Laurent Coulondre Trio - Schizophrenia
Sorti le: 18/11/2015
Par Aleksandr Lézy
Label: Sound Surveyor Music
Site: http://laurent.coulondre.fr/
Les formations de jazz pullulent, c’est un véritable drame auquel il faut faire face tous les jours. Va-t-on s’en sortir ? Même en France, il arrive de tomber sur des trios, c’est d’ailleurs un minimum pour pratiquer ce style mais quelle angoisse ! Hop, un Loxapal … Un pianiste répondant au nom de Laurent Coulondre débarque avec deux comparses pour préparer un mauvais coup. Schizophrenia, troisième album de sa formation trio à chaises tournantes, nous poursuit partout, dans le casque, dans la tête. Dur de faire face à autant de notes, pourtant les neuroleptiques sont en train de faire effet.
Comme la célèbre pastille piquante mentholée, cet album impose un double effet : acoustique et électrique.

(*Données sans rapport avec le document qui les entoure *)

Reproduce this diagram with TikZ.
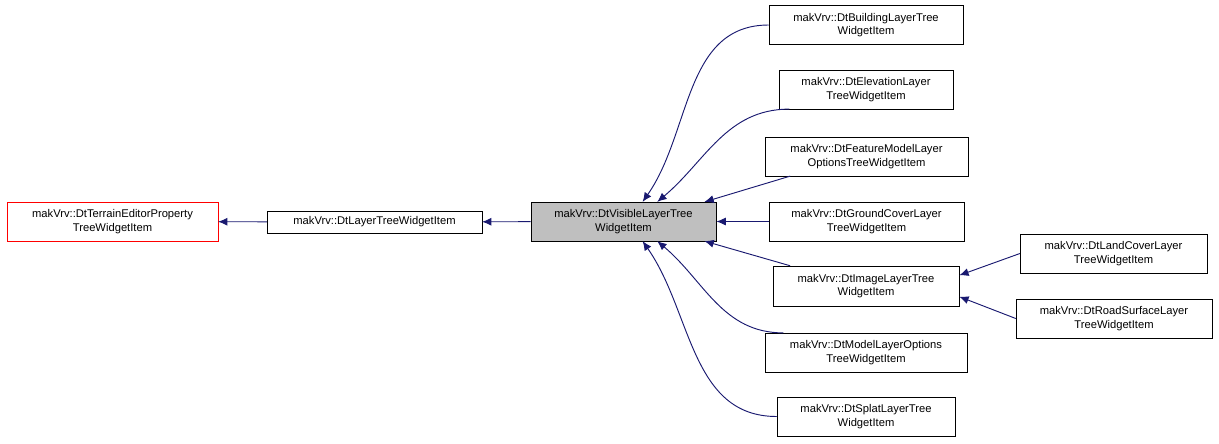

Les deux s’enchaînent mais se confondent aussi parfois comme sur le fantastique dernier long morceau « Fun Keys ». La prise de position semble être assumée par le jeune Coulondre et les deux formats s’apprécient même si le cœur balance pour les côtés dynamique et véloce de l’électrique, notamment lorsque la basse de Rémi Bouyssière ronronne et la batterie de Martin Wangermée martèle. En effet, la section rythmique fait vivre de façon considérable les envolées de Coulondre et donne une couleur extrêmement moderne et dynamique aux morceaux.
Le pianiste, au centre du débat, s’affiche comme le maître de cérémonie, là où certains sont plus discrets et se fondent dans le décor. Mais son tempérament fougueux à la McCoy Tyner n’empêche en aucun cas ses deux amis de s’exprimer. Au contraire, les compositions sont tournées adroitement pour que la place soit donnée à tous, et en même temps. Très peu d’affichage en solo et la technique sert véritablement le propos, croisement de modernité et de vieux credos jazz, autour d’une excellente communication.
Schizophrenia est une bonne fessée de technique et de style. L’effet Hiromi n’est pas loin mais la particularité du claviériste est de passer du piano à l’orgue sans sourciller, en ne laissant à l’auditeur aucun temps mort pour se ressaisir. Laurent Coulondre, malgré son relatif jeune âge, fait preuve d’une maturité dans son jeu, d’une étonnante capacité à relier les différentes époques du jazz, et déjà d’un énorme savoir-faire. La prise de l’Haldol ne sera pas nécessaire et c’est avec enthousiasme que l’on pourra donner, comme à l’organiste Jimmy Smith à l’époque le surnom d’incroyable, celui de prodigieux à Laurent Coulondre.